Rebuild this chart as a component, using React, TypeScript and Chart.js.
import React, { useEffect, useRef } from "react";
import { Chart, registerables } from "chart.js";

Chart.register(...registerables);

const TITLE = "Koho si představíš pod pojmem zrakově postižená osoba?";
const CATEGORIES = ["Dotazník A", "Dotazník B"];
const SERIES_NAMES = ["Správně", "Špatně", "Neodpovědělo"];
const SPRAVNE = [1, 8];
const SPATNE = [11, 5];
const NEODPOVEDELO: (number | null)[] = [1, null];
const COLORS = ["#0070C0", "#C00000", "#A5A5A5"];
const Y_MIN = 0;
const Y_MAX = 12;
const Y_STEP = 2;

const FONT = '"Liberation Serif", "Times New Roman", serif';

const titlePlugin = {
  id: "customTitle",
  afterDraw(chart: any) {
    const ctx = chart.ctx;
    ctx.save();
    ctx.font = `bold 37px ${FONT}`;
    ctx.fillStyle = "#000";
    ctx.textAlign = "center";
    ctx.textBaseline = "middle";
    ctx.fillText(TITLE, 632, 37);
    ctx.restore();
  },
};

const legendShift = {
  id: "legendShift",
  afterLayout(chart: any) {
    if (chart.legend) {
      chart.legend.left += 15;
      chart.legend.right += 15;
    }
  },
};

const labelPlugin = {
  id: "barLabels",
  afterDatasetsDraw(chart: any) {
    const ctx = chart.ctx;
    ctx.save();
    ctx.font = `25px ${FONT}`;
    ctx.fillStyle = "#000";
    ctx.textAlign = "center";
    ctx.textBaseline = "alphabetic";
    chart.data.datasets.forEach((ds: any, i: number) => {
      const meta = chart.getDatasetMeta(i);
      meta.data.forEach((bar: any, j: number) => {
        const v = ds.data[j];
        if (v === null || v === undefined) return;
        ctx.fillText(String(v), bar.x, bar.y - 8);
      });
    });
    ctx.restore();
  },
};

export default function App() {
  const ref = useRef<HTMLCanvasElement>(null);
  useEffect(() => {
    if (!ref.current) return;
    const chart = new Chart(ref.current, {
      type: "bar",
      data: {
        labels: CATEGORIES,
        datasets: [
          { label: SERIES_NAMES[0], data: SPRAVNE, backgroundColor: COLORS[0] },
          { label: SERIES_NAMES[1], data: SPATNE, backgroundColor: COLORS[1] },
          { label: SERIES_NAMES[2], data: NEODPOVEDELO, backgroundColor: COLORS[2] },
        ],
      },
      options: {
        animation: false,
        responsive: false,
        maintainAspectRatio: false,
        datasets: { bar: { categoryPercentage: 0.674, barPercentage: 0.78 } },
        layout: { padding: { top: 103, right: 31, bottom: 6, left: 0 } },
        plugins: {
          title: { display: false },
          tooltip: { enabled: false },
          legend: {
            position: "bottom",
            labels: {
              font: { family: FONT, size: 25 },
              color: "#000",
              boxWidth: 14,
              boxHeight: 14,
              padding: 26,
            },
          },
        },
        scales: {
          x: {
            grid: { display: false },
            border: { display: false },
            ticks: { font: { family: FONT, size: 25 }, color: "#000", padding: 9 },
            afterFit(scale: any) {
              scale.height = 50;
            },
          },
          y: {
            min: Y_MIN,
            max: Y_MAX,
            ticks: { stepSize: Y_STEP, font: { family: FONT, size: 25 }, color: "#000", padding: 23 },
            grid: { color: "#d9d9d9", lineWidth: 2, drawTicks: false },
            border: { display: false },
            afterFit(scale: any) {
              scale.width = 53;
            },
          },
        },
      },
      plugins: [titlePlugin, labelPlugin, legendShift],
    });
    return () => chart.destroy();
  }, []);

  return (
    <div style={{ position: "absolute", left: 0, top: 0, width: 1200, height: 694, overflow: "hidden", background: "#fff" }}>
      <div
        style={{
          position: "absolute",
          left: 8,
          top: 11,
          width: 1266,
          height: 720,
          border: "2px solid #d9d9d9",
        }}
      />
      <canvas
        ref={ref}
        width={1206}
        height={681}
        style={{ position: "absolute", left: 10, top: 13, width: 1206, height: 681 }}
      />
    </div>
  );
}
______
▸ **WHAT IS NEEDED**:
Reprint the data above from the opening line to the line holding "Chart.register(...registerables);", inclusive, and nothing else.

▸ **CORRECT RESULT**:
Rebuild this chart as a component, using React, TypeScript and Chart.js.
import React, { useEffect, useRef } from "react";
import { Chart, registerables } from "chart.js";

Chart.register(...registerables);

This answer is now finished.